The first voice heard from the screen comes from the confiding, insinuating publisher of Hush-Hush magazine, Sid Hudgens (Danny DeVito). He sets the tone: “Insiders” know the score and are getting away with murder. His most valued contact is Detective Jack Vincennes (Kevin Spacey), the technical adviser on Badge of Honor, a Dragnet-style TV show. Jack also stars in some of Hudgens’s scoops. They set up celebrities or politicians in compromising situations, Vincennes breaks in to bust them, and Hush-Hush gets the story.

Vincennes will be one of the film’s protagonists. The other two cops are Officer Bud White (Russell Crowe), who believes in bending the law to enforce it, and Detective Ed Exley (Guy Pearce), a straight-arrow type whose self-righteous morality gets on the department’s nerves. These three cops, so different from one another, all possess some essential quality of honor that draws them together in untangling the film’s web of corruption.

For much of its running time, L.A. Confidential seems episodic—one sensational event after another, with no apparent connection.
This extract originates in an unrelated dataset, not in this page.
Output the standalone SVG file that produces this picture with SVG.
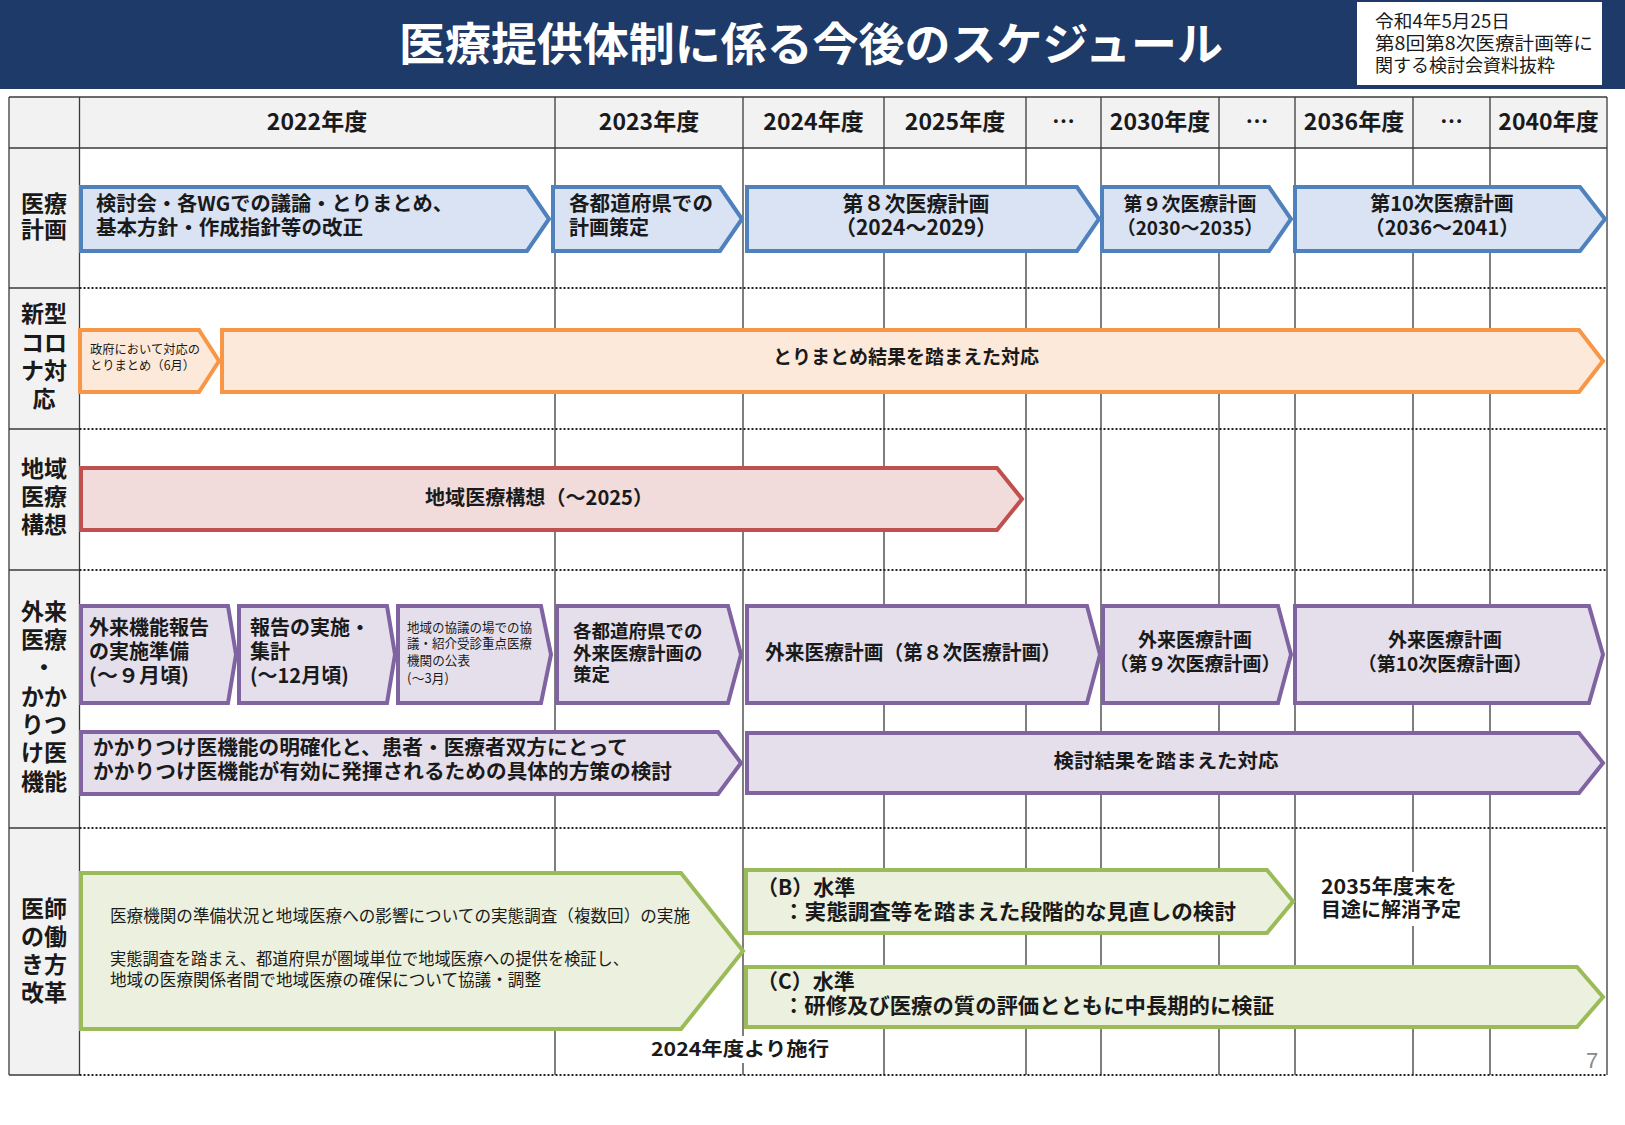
<svg xmlns="http://www.w3.org/2000/svg" width="1625" height="1125" viewBox="0 0 1625 1125">
<style>
text{font-family:"Noto Sans CJK JP","Noto Sans",sans-serif;fill:#1a1a1a}
.hd{font-size:23px;font-weight:bold;text-anchor:middle}
.rl{font-size:23px;font-weight:bold;text-anchor:middle}
.c{text-anchor:middle}
.grid{stroke:#3a3a3a;stroke-width:1.3;fill:none}
.dot{stroke:#222;stroke-width:2;stroke-dasharray:2 2;fill:none}
.blue{fill:#dae3f3;stroke:#4f81bd;stroke-width:4}
.orange{fill:#fde9d9;stroke:#f79646;stroke-width:4}
.red{fill:#f2dcdb;stroke:#c0504d;stroke-width:4}
.purple{fill:#e5dfec;stroke:#8064a2;stroke-width:4}
.green{fill:#ebf1de;stroke:#9bbb59;stroke-width:4}
.t20{font-size:20px;font-weight:bold}
.t19{font-size:19px;font-weight:bold}
.t21{font-size:21px;font-weight:bold}
</style>
<rect width="1625" height="1125" fill="#ffffff"/>
<g id="header-band">
<rect x="0" y="0" width="1625" height="89" fill="#1e3a68"/>
<text x="811" y="61" font-size="45" font-weight="bold" text-anchor="middle" style="fill:#ffffff" textLength="824" lengthAdjust="spacingAndGlyphs">医療提供体制に係る今後のスケジュール</text>
<rect x="1357" y="2" width="245" height="83" fill="#ffffff"/>
<text font-size="18"><tspan x="1375" y="28" textLength="135" lengthAdjust="spacingAndGlyphs">令和4年5月25日</tspan><tspan x="1375" y="50" textLength="218" lengthAdjust="spacingAndGlyphs">第8回第8次医療計画等に</tspan><tspan x="1375" y="72">関する検討会資料抜粋</tspan></text>
</g>
<g id="table">
<rect x="9" y="97" width="1598" height="51" fill="#f2f2f2"/>
<rect x="9" y="148" width="70.5" height="927" fill="#f2f2f2"/>
<g class="grid">
<line x1="9" y1="97" x2="1607" y2="97"/>
<line x1="9" y1="148" x2="1607" y2="148"/>
<line x1="9" y1="97" x2="9" y2="1075"/>
<line x1="1607" y1="97" x2="1607" y2="1075"/>
<line x1="79.5" y1="97" x2="79.5" y2="1075"/>
<line x1="555" y1="97" x2="555" y2="1075"/>
<line x1="743" y1="97" x2="743" y2="1075"/>
<line x1="884" y1="97" x2="884" y2="1075"/>
<line x1="1026" y1="97" x2="1026" y2="1075"/>
<line x1="1101" y1="97" x2="1101" y2="1075"/>
<line x1="1219" y1="97" x2="1219" y2="1075"/>
<line x1="1295" y1="97" x2="1295" y2="1075"/>
<line x1="1413" y1="97" x2="1413" y2="1075"/>
<line x1="1490" y1="97" x2="1490" y2="1075"/>
<line x1="9" y1="288" x2="79.5" y2="288"/>
<line x1="9" y1="429" x2="79.5" y2="429"/>
<line x1="9" y1="570" x2="79.5" y2="570"/>
<line x1="9" y1="828" x2="79.5" y2="828"/>
<line x1="9" y1="1075" x2="79.5" y2="1075"/>
</g>
<g class="dot">
<line x1="79.5" y1="288" x2="1607" y2="288"/>
<line x1="79.5" y1="429" x2="1607" y2="429"/>
<line x1="79.5" y1="570" x2="1607" y2="570"/>
<line x1="79.5" y1="828" x2="1607" y2="828"/>
<line x1="79.5" y1="1075" x2="1607" y2="1075"/>
</g>
<text class="hd" x="317" y="130">2022年度</text>
<text class="hd" x="649" y="130">2023年度</text>
<text class="hd" x="813.5" y="130">2024年度</text>
<text class="hd" x="955" y="130">2025年度</text>
<text class="hd" x="1063.5" y="130">…</text>
<text class="hd" x="1160" y="130">2030年度</text>
<text class="hd" x="1257" y="130">…</text>
<text class="hd" x="1354" y="130">2036年度</text>
<text class="hd" x="1451.5" y="130">…</text>
<text class="hd" x="1548.5" y="130">2040年度</text>
<g id="row-labels">
<text class="rl"><tspan x="44" y="212">医療</tspan><tspan x="44" y="238">計画</tspan></text>
<text class="rl"><tspan x="44" y="322">新型</tspan><tspan x="44" y="351">コロ</tspan><tspan x="44" y="379">ナ対</tspan><tspan x="44" y="407">応</tspan></text>
<text class="rl"><tspan x="44" y="477">地域</tspan><tspan x="44" y="505">医療</tspan><tspan x="44" y="533">構想</tspan></text>
<text class="rl"><tspan x="44" y="620">外来</tspan><tspan x="44" y="648">医療</tspan><tspan x="44" y="676">・</tspan><tspan x="44" y="705">かか</tspan><tspan x="44" y="733">りつ</tspan><tspan x="44" y="761">け医</tspan><tspan x="44" y="790">機能</tspan></text>
<text class="rl"><tspan x="44" y="917">医師</tspan><tspan x="44" y="945">の働</tspan><tspan x="44" y="973">き方</tspan><tspan x="44" y="1001">改革</tspan></text>
</g>
</g>
<g id="connectors"></g>
<g id="plan-a"><path class="blue" d="M81 187H527L549 219L527 251H81Z"/>
<text class="t20"><tspan x="96" y="211" textLength="357" lengthAdjust="spacingAndGlyphs">検討会・各WGでの議論・とりまとめ、</tspan><tspan x="96" y="235" textLength="267" lengthAdjust="spacingAndGlyphs">基本方針・作成指針等の改正</tspan></text></g>
<g id="plan-b"><path class="blue" d="M553 187H720L742 219L720 251H553Z"/>
<text class="t20"><tspan x="569" y="211" textLength="144" lengthAdjust="spacingAndGlyphs">各都道府県での</tspan><tspan x="569" y="235">計画策定</tspan></text></g>
<g id="plan-8"><path class="blue" d="M747 187H1077L1099 219L1077 251H747Z"/>
<text class="t21 c"><tspan x="916" y="211">第８次医療計画</tspan><tspan x="916" y="235">（2024～2029）</tspan></text></g>
<g id="plan-9"><path class="blue" d="M1102 187H1269L1291 219L1269 251H1102Z"/>
<text class="t19 c"><tspan x="1190" y="211">第９次医療計画</tspan><tspan x="1190" y="235">（2030～2035）</tspan></text></g>
<g id="plan-10"><path class="blue" d="M1295 187H1580L1605 219L1580 251H1295Z"/>
<text class="t20 c"><tspan x="1442" y="211">第10次医療計画</tspan><tspan x="1442" y="235">（2036～2041）</tspan></text></g>
<g id="covid-a"><path class="orange" d="M80 330H199L219 361L199 392H80Z"/>
<text font-size="12.5"><tspan x="90" y="354" textLength="110" lengthAdjust="spacingAndGlyphs">政府において対応の</tspan><tspan x="90" y="370" textLength="105" lengthAdjust="spacingAndGlyphs">とりまとめ（6月）</tspan></text></g>
<g id="covid-b"><path class="orange" d="M222 330H1579L1603 361L1579 392H222Z"/>
<text class="t19 c" x="906" y="364">とりまとめ結果を踏まえた対応</text></g>
<g id="regional"><path class="red" d="M81 468H997L1022 499L997 530H81Z"/>
<text class="t20 c" x="539" y="505" textLength="228" lengthAdjust="spacingAndGlyphs">地域医療構想（～2025）</text></g>
<g id="out-1"><path class="purple" d="M81 606H228L236 654.5L228 703H81Z"/>
<text class="t20"><tspan x="89" y="635">外来機能報告</tspan><tspan x="89" y="659">の実施準備</tspan><tspan x="89" y="683" textLength="100" lengthAdjust="spacingAndGlyphs">(～９月頃)</tspan></text></g>
<g id="out-2"><path class="purple" d="M239 606H387L395 654.5L387 703H239Z"/>
<text class="t20"><tspan x="250" y="635">報告の実施・</tspan><tspan x="250" y="659">集計</tspan><tspan x="250" y="683">(～12月頃)</tspan></text></g>
<g id="out-3"><path class="purple" d="M398 606H541L551 654.5L541 703H398Z"/>
<text font-size="13"><tspan x="407" y="632" textLength="125" lengthAdjust="spacingAndGlyphs">地域の協議の場での協</tspan><tspan x="407" y="648" textLength="125" lengthAdjust="spacingAndGlyphs">議・紹介受診重点医療</tspan><tspan x="407" y="665" textLength="63" lengthAdjust="spacingAndGlyphs">機関の公表</tspan><tspan x="407" y="683">(～3月)</tspan></text></g>
<g id="out-4"><path class="purple" d="M557 606H728L741 654.5L728 703H557Z"/>
<text font-size="18.5" font-weight="bold"><tspan x="573" y="638">各都道府県での</tspan><tspan x="573" y="660">外来医療計画の</tspan><tspan x="573" y="681">策定</tspan></text></g>
<g id="out-8"><path class="purple" d="M747 606H1087L1100 654.5L1087 703H747Z"/>
<text class="t20" x="765" y="660" textLength="296" lengthAdjust="spacingAndGlyphs">外来医療計画（第８次医療計画）</text></g>
<g id="out-9"><path class="purple" d="M1103 606H1278L1291 654.5L1278 703H1103Z"/>
<text class="t19 c"><tspan x="1195" y="647">外来医療計画</tspan><tspan x="1195" y="671">（第９次医療計画）</tspan></text></g>
<g id="out-10"><path class="purple" d="M1295 606H1589L1603 654.5L1589 703H1295Z"/>
<text class="t19 c"><tspan x="1445" y="647">外来医療計画</tspan><tspan x="1445" y="671">（第10次医療計画）</tspan></text></g>
<g id="kakari-a"><path class="purple" d="M81 732H718L741 763L718 794H81Z"/>
<text font-size="20" font-weight="bold"><tspan x="93" y="755" textLength="535" lengthAdjust="spacingAndGlyphs">かかりつけ医機能の明確化と、患者・医療者双方にとって</tspan><tspan x="93" y="779" textLength="579" lengthAdjust="spacingAndGlyphs">かかりつけ医機能が有効に発揮されるための具体的方策の検討</tspan></text></g>
<g id="kakari-b"><path class="purple" d="M747 733H1579L1603 763L1579 793H747Z"/>
<text class="t19 c" x="1166" y="768" textLength="225" lengthAdjust="spacingAndGlyphs">検討結果を踏まえた対応</text></g>
<g id="work-a"><path class="green" d="M81 873H681L743 951L681 1029H81Z"/>
<text font-size="16.5"><tspan x="110" y="922" textLength="580" lengthAdjust="spacingAndGlyphs">医療機関の準備状況と地域医療への影響についての実態調査（複数回）の実施</tspan><tspan x="110" y="965" textLength="519" lengthAdjust="spacingAndGlyphs">実態調査を踏まえ、都道府県が圏域単位で地域医療への提供を検証し、</tspan><tspan x="110" y="986" textLength="431" lengthAdjust="spacingAndGlyphs">地域の医療関係者間で地域医療の確保について協議・調整</tspan></text></g>
<g id="work-b"><path class="green" d="M746 870H1267L1293 901.5L1267 933H746Z"/>
<text class="t21"><tspan x="757" y="895">（B）水準</tspan><tspan x="783" y="919" textLength="453" lengthAdjust="spacingAndGlyphs">：実態調査等を踏まえた段階的な見直しの検討</tspan></text></g>
<g id="work-c"><path class="green" d="M746 967H1577L1603 997L1577 1027H746Z"/>
<text class="t21"><tspan x="757" y="989">（C）水準</tspan><tspan x="783" y="1013" textLength="491" lengthAdjust="spacingAndGlyphs">：研修及び医療の質の評価とともに中長期的に検証</tspan></text></g>
<g id="note-2035">
<rect x="1316" y="872" width="154" height="54" fill="#ffffff"/>
<text class="t20"><tspan x="1321" y="894" textLength="136" lengthAdjust="spacingAndGlyphs">2035年度末を</tspan><tspan x="1321" y="917">目途に解消予定</tspan></text></g>
<g id="note-2024">
<rect x="648" y="1036" width="184" height="27" fill="#ffffff"/>
<text class="t19 c" x="740" y="1056" textLength="178" lengthAdjust="spacingAndGlyphs">2024年度より施行</text></g>
<text x="1592" y="1068" font-size="22" text-anchor="middle" style="fill:#8a8a8a;font-family:'Liberation Sans',sans-serif">7</text>
</svg>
Mickey Cohen, the head of organized crime in L.A., has just been sent to prison, and now hit squads are rubbing out his top lieutenants. A millionaire named Pierce Patchett (David Strathairn) has sidelines in slick porn and high-priced call girls, and specializes in prostitutes who have had plastic surgery to make them resemble movie stars. A bunch of drunken cops beat up Mexican suspects and get their photos on the front page. Exley and Vincennes, for quite different reasons, testify against their fellow officers, breaking the department’s code of silence. There’s a massacre at the downtown Nite Owl Cafe, and a cop is one of the victims. Calling sternly for justice to be done in all of these cases is ramrod-stiff Captain Dudley Smith (James Cromwell), who presides at morning roll call.

The plot, based on the novel by James Ellroy, can only be described as labyrinthine. For long periods, we’re not even sure that it is a plot, and one of the film’s pleasures is the way director Curtis Hanson and writer Brian Helgeland put all the pieces into place before we fully realize they’re pieces. How could these people and events possibly be related? We don’t much mind, so long as the pieces themselves are so intriguing.